Why anglers should limit their catch, not catch their limit
How do you define a successful day on the water? Is it catching and keeping a limit of fish every outing, or is it catching enough fish for an occasional meal and letting the rest go? When I first started fishing 55 years ago, it was all about bringing home limits of fish to to eat. That was the way my dad grew up, and how he taught me. In his era, anglers fished for food, not for entertainment or relaxation—success was measured by limiting out, and by how long it took to do so.
Over the years, my views on fishing have evolved, and I know I’m not alone. According to the most recent Survey of Recreational Fishing conducted by Fisheries and Oceans Canada, the average number of fish kept per angler in Canada dropped from 45 in 1990 to 20 in 2015. Even though the average number of fishing days stayed consistent over that time, the percentage of kept fish dropped from 56 per cent to 34 per cent. With more than three million anglers in Canada, however, that still represents a lot of retained fish nationwide.
Fish can only be a renewable resource if populations are properly managed; if they’re overharvested in a particular waterbody, population levels will fall dramatically. Unless fisheries managers step in and implement reduced harvest limits, or start stocking efforts, the fishing in such waterbodies will never improve. At the same time, angler attitudes need to change to help avoid problems in the first place.
FISHING ISN’T JUST FOR FOOD
While I still really enjoy a fish fry from time to time, I no longer fish just to eat. Rather, I fish for the sights, sounds and fresh air. I enjoy the camaraderie and conversations with fishing partners, and the thrill of trying to figure out where the fish are biting. Throw in the excitement of a fish smashing my offering and the ensuing fight, and I’ll go fishing whenever I can.
With all the advancements in fishing gear and electronics—and my collective knowledge of fish habits and habitats—I also catch more fish these days than ever before. And by spending much of the open-water season at my lakeside cabin, I have more opportunities to fish. If I kept a limit every time out, I could damage future fish populations.
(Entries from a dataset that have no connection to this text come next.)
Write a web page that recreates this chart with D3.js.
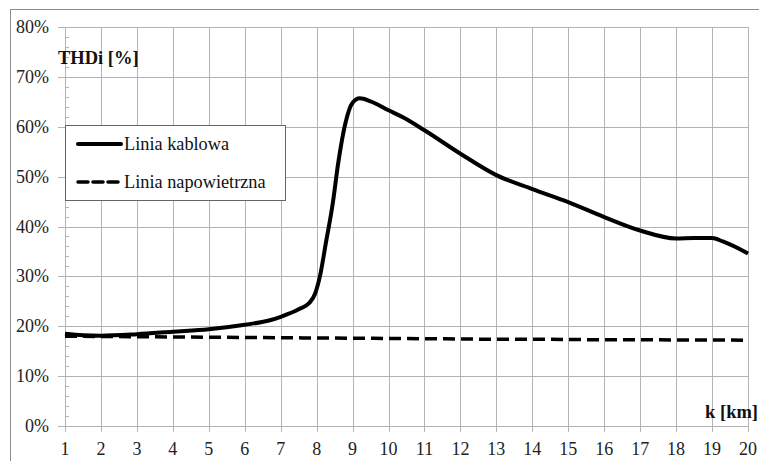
<!DOCTYPE html>
<html><head><meta charset="utf-8">
<script src="https://cdn.jsdelivr.net/npm/d3@7"></script>
<style>body{margin:0;background:#fff}svg{display:block}
text{font-family:"Liberation Serif","Times New Roman","DejaVu Serif",serif;}</style>
</head><body>
<script>
const kCable = [1, 1.5, 2, 3, 4, 5, 6, 6.7, 7, 7.5, 7.8, 7.95, 8.1, 8.25, 8.45, 8.6, 8.8, 9, 9.2, 9.5, 10, 10.4, 11, 12, 13, 14, 15, 16, 17, 18, 18.5, 19, 19.3, 20];
const thdCable = [18.5, 18.2, 18.1, 18.4, 18.9, 19.4, 20.3, 21.2, 21.9, 23.4, 24.7, 26.4, 30.3, 36.4, 44.7, 52.7, 60.7, 64.8, 65.7, 65.1, 63.3, 61.9, 59.3, 54.6, 50.3, 47.5, 44.9, 41.9, 39.2, 37.6, 37.7, 37.7, 37.0, 34.6];
const kOverhead = [1,2,3,4,5,6,7,8,9,10,11,12,13,14,15,16,17,18,19,20];
const thdOverhead = [18.0,17.95,17.9,17.85,17.8,17.75,17.7,17.65,17.6,17.55,17.5,17.45,17.4,17.4,17.35,17.3,17.3,17.25,17.25,17.2];
const xTicks = d3.range(1, 21);
const yTicks = [0,10,20,30,40,50,60,70,80];
const seriesNames = ["Linia kablowa", "Linia napowietrzna"];

const W = 759, H = 461;
const svg = d3.select("body").append("svg").attr("width", W).attr("height", H);
svg.append("rect").attr("x", 10.5).attr("y", 9.5).attr("width", 760).attr("height", 470)
  .attr("fill", "#fff").attr("stroke", "#8c8c8c").attr("stroke-width", 1);

const x = d3.scaleLinear().domain([1, 20]).range([65, 748]);
const y = d3.scaleLinear().domain([0, 80]).range([426, 27]);
const gridC = "#b3b3b3";

svg.append("g").selectAll("line").data(xTicks).join("line")
  .attr("x1", d => Math.round(x(d)) + 0.5).attr("x2", d => Math.round(x(d)) + 0.5)
  .attr("y1", y(80)).attr("y2", y(0) + 6)
  .attr("stroke", gridC).attr("stroke-width", 1);
svg.append("g").selectAll("line").data(yTicks).join("line")
  .attr("x1", x(1) - 7).attr("x2", x(20))
  .attr("y1", d => Math.round(y(d)) + 0.5).attr("y2", d => Math.round(y(d)) + 0.5)
  .attr("stroke", gridC).attr("stroke-width", 1);
const minor = d3.range(0, 80, 2).filter(v => v % 10 !== 0);
svg.append("g").selectAll("line").data(minor).join("line")
  .attr("x1", x(1)).attr("x2", x(1) + 4)
  .attr("y1", d => Math.round(y(d)) + 0.5).attr("y2", d => Math.round(y(d)) + 0.5)
  .attr("stroke", gridC).attr("stroke-width", 1);

svg.append("g").selectAll("text").data(yTicks).join("text")
  .attr("x", 49).attr("y", d => y(d) + 6)
  .attr("text-anchor", "end").attr("font-size", 18)
  .attr("fill", "#222").text(d => d + "%");
svg.append("g").selectAll("text").data(xTicks).join("text")
  .attr("x", d => x(d)).attr("y", 455)
  .attr("text-anchor", "middle").attr("font-size", 18)
  .attr("fill", "#222").text(d => d);

svg.append("text").attr("x", 58).attr("y", 64)
  .attr("font-size", 18.5).attr("font-weight", "bold").attr("fill", "#111").text("THDi [%]");
svg.append("text").attr("x", 758).attr("y", 418).attr("text-anchor", "end")
  .attr("font-size", 18.5).attr("font-weight", "bold").attr("fill", "#111").text("k [km]");

const line = d3.line().x(d => x(d[0])).y(d => y(d[1])).curve(d3.curveMonotoneX);
svg.append("path").datum(kOverhead.map((k, i) => [k, thdOverhead[i]]))
  .attr("d", line).attr("fill", "none").attr("stroke", "#000")
  .attr("stroke-width", 3.5).attr("stroke-dasharray", "12,6");
svg.append("path").datum(kCable.map((k, i) => [k, thdCable[i]]))
  .attr("d", line).attr("fill", "none").attr("stroke", "#000")
  .attr("stroke-width", 4).attr("stroke-linejoin", "round");

const lg = svg.append("g");
lg.append("rect").attr("x", 65.5).attr("y", 125.5).attr("width", 220).attr("height", 75)
  .attr("fill", "#fff").attr("stroke", "#666").attr("stroke-width", 1);
const ly = [144, 182];
seriesNames.forEach((n, i) => {
  lg.append("line").attr("x1", 78).attr("x2", 121).attr("y1", ly[i]).attr("y2", ly[i])
    .attr("stroke", "#000").attr("stroke-width", i ? 3.5 : 4)
    .attr("stroke-dasharray", i ? "10,5" : null).attr("stroke-linecap", "round");
  lg.append("text").attr("x", 124).attr("y", ly[i] + 6)
    .attr("font-size", 18.3).attr("fill", "#111").text(n);
});
</script>
</body></html>
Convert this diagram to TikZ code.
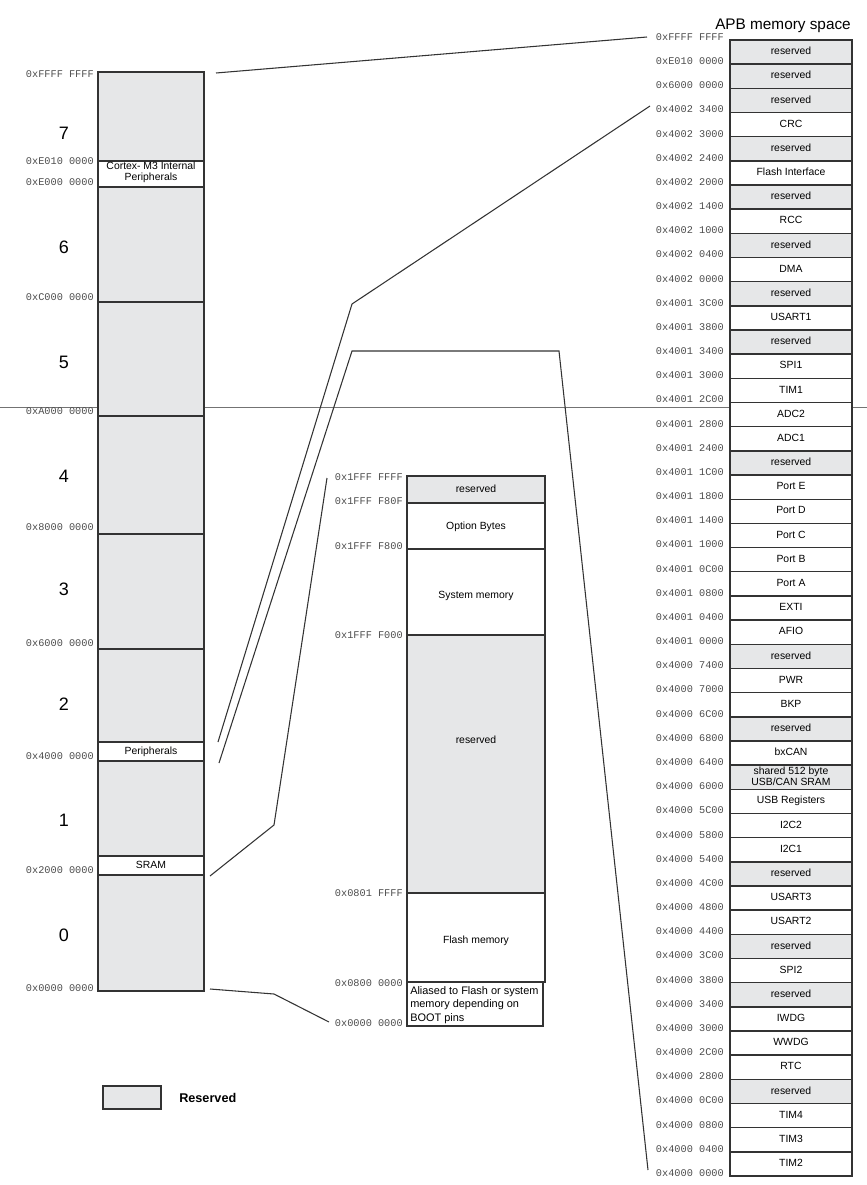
\documentclass[tikz,border=0pt]{standalone}
\usepackage{fontspec}
\setmainfont{Liberation Sans}
\newfontfamily\addrfont{Liberation Mono}
\definecolor{resvgray}{RGB}{230,231,232}
\newcommand{\usbsram}{shared 512 byte\\USB/CAN SRAM}

\tikzset{
  blk/.style={draw=black!80, line width=1.1},
  link/.style={draw=black!80, line width=0.8},
  addr/.style={anchor=east, inner sep=0.75pt, text=black!70, font=\addrfont\fontsize{7.7}{8}\selectfont},
  celltxt/.style={inner sep=0.75pt, align=center, font=\fontsize{7.8}{8.4}\selectfont},
  regnum/.style={inner sep=0.75pt, font=\fontsize{13.5}{15}\selectfont},
}

\begin{document}
\begin{tikzpicture}[x=0.75pt,y=0.75pt,yscale=-1,xscale=1]
\useasboundingbox (0,0) rectangle (867,1185);

%Straight Lines [id:scanline]
\draw [black!55, line width=0.6] (0,407) -- (867,407);

%Shapes: code memory map
\foreach \ytop/\ybot/\fc in {72/161/resvgray, 161/187/white, 187/302/resvgray, 302/416/resvgray, 416/534/resvgray, 534/649/resvgray, 649/742/resvgray, 742/761/white, 761/856/resvgray, 856/875/white, 875/991/resvgray}
  \draw [blk, fill=\fc] (98,\ytop) rectangle (204,\ybot);

% Text Node
\foreach \n/\y in {7/133, 6/247, 5/362, 4/476, 3/589, 2/704, 1/820, 0/935}
  \draw (64,\y) node [regnum] (reg\n) {\n};
\draw (151,172) node [celltxt] (cortex) {Cortex- M3 Internal\\Peripherals};
\draw (151,752) node [celltxt] (periph) {Peripherals};
\draw (151,865) node [celltxt] (sram) {SRAM};

% Text Node
\foreach \a/\y [count=\i] in {0xFFFF FFFF/74, 0xE010 0000/161, 0xE000 0000/182, 0xC000 0000/297, 0xA000 0000/411, 0x8000 0000/527, 0x6000 0000/643, 0x4000 0000/756, 0x2000 0000/870, 0x0000 0000/988}
  \draw (95,\y) node [addr] (mapaddr\i) {\a};

%Shapes: boot area
\foreach \ytop/\ybot/\fc in {476/503/resvgray, 503/549/white, 549/635/white, 635/893/resvgray, 893/982/white}
  \draw [blk, fill=\fc] (407,\ytop) rectangle (545,\ybot);
\draw [blk, fill=white] (407,982) rectangle (543,1026);

% Text Node
\draw (476,489) node [celltxt] (bootresv) {reserved};
\draw (476,527) node [celltxt] (optbytes) {Option Bytes};
\draw (476,596) node [celltxt] (sysmem) {System memory};
\draw (476,740) node [celltxt] (flashresv) {reserved};
\draw (476,941) node [celltxt] (flashmem) {Flash memory};
\draw (409,985) node [anchor=north west, inner sep=0.75pt, align=left, font=\fontsize{8.2}{10.1}\selectfont] (aliased) {Aliased to Flash or system\\memory depending on\\BOOT pins};

% Text Node
\foreach \a/\y [count=\i] in {0x1FFF FFFF/477, 0x1FFF F80F/501, 0x1FFF F800/546, 0x1FFF F000/635, 0x0801 FFFF/893, 0x0800 0000/983, 0x0000 0000/1023}
  \draw (404,\y) node [addr] (bootaddr\i) {\a};

%Shapes: APB memory space
\draw (852,26) node [anchor=east, inner sep=0.75pt, font=\fontsize{11.5}{13}\selectfont] (apbtitle) {APB memory space};
\foreach \fc/\txt [count=\i from 0] in {resvgray/reserved, resvgray/reserved, resvgray/reserved, white/CRC, resvgray/reserved, white/Flash Interface, resvgray/reserved, white/RCC, resvgray/reserved, white/DMA, resvgray/reserved, white/USART1, resvgray/reserved, white/SPI1, white/TIM1, white/ADC2, white/ADC1, resvgray/reserved, white/Port E, white/Port D, white/Port C, white/Port B, white/Port A, white/EXTI, white/AFIO, resvgray/reserved, white/PWR, white/BKP, resvgray/reserved, white/bxCAN, resvgray/\usbsram, white/USB Registers, white/I2C2, white/I2C1, resvgray/reserved, white/USART3, white/USART2, resvgray/reserved, white/SPI2, resvgray/reserved, white/IWDG, white/WWDG, white/RTC, resvgray/reserved, white/TIM4, white/TIM3, white/TIM2}
{
  \draw [blk, fill=\fc] (730,{40+24.17*\i}) rectangle (852,{40+24.17*(\i+1)});
  \draw (791,{40+24.17*(\i+0.5)-1}) node [celltxt] (apb\i) {\txt};
}

% Text Node
\foreach \a [count=\i from 0] in {0xFFFF FFFF, 0xE010 0000, 0x6000 0000, 0x4002 3400, 0x4002 3000, 0x4002 2400, 0x4002 2000, 0x4002 1400, 0x4002 1000, 0x4002 0400, 0x4002 0000, 0x4001 3C00, 0x4001 3800, 0x4001 3400, 0x4001 3000, 0x4001 2C00, 0x4001 2800, 0x4001 2400, 0x4001 1C00, 0x4001 1800, 0x4001 1400, 0x4001 1000, 0x4001 0C00, 0x4001 0800, 0x4001 0400, 0x4001 0000, 0x4000 7400, 0x4000 7000, 0x4000 6C00, 0x4000 6800, 0x4000 6400, 0x4000 6000, 0x4000 5C00, 0x4000 5800, 0x4000 5400, 0x4000 4C00, 0x4000 4800, 0x4000 4400, 0x4000 3C00, 0x4000 3800, 0x4000 3400, 0x4000 3000, 0x4000 2C00, 0x4000 2800, 0x4000 0C00, 0x4000 0800, 0x4000 0400, 0x4000 0000}
  \draw (725,{40+24.17*\i-3}) node [addr] (apbaddr\i) {\a};

%Straight Lines: zoom connectors
\coordinate (toptail) at (216,73);
\coordinate (tophead) at (647,37);
\coordinate (pertail) at (218,742);
\coordinate (perbend) at (352,304);
\coordinate (perhead) at (650,106);
\coordinate (pbtail) at (219,763);
\coordinate (pbbend) at (352,351);
\coordinate (pbturn) at (559,351);
\coordinate (pbhead) at (648,1170);
\coordinate (sramtail) at (210,876);
\coordinate (srambend) at (274,825);
\coordinate (sramhead) at (327,478);
\coordinate (bottail) at (210,989);
\coordinate (botbend) at (274,994);
\coordinate (bothead) at (329,1022);
\draw [link] (toptail) -- (tophead);
\draw [link] (pertail) -- (perbend) -- (perhead);
\draw [link] (pbtail) -- (pbbend) -- (pbturn) -- (pbhead);
\draw [link] (sramtail) -- (srambend) -- (sramhead);
\draw [link] (bottail) -- (botbend) -- (bothead);

%Shape: legend
\draw [blk, fill=resvgray] (103,1086) rectangle (161,1109);
\draw (178,1098) node [anchor=west, inner sep=0.75pt, font=\bfseries\fontsize{9.5}{11}\selectfont] (legendtxt) {Reserved};

\end{tikzpicture}
\end{document}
What’s more, I’d never be able to eat or store all those fish before they went bad. Besides, health authorities tell us many of our native fish species contain mercury, and we should therefore limit our consumption in the first place to avoid becoming ill.
These days, I’m happy to limit my keep, and I’m never disappointed when I come off the lake without a full livewell to prove my efforts. On most outings, in fact, I practise catch-and-release, only bringing home memories of the day and some photos.
SET YOUR OWN LIMITS
On those days I do keep fish to eat, I only retain those that fall within a certain size limit, even though the regulations in my home province of Saskatchewan allow me to harvest larger fish. Walleye are among my favourite fish to eat, for example, but I only keep those that are between 14 and 18 inches in length, despite the rules allowing me one fish over 22½ inches. I release any fish on either side of my self-imposed size range.
I practise this selective harvest for two reasons. First, smaller fish just taste better than bigger fish. But more importantly, I know that releasing larger fish is good for the resource—studies show that the bigger the fish, the more eggs they will produce. As well, bigger fish produce larger eggs than smaller fish, and those larger eggs result in bigger fry, which have a higher survival rate than smaller fry.
I choose to limit my keep and not always keep my limit because I feel doing so will help ensure there are healthy fish populations for years to come. If you haven’t thought about your own reasons for fishing in a while, start with this critical question: Just because the law says you can keep a limit of fish, should you? You might just come up with the same answer as me.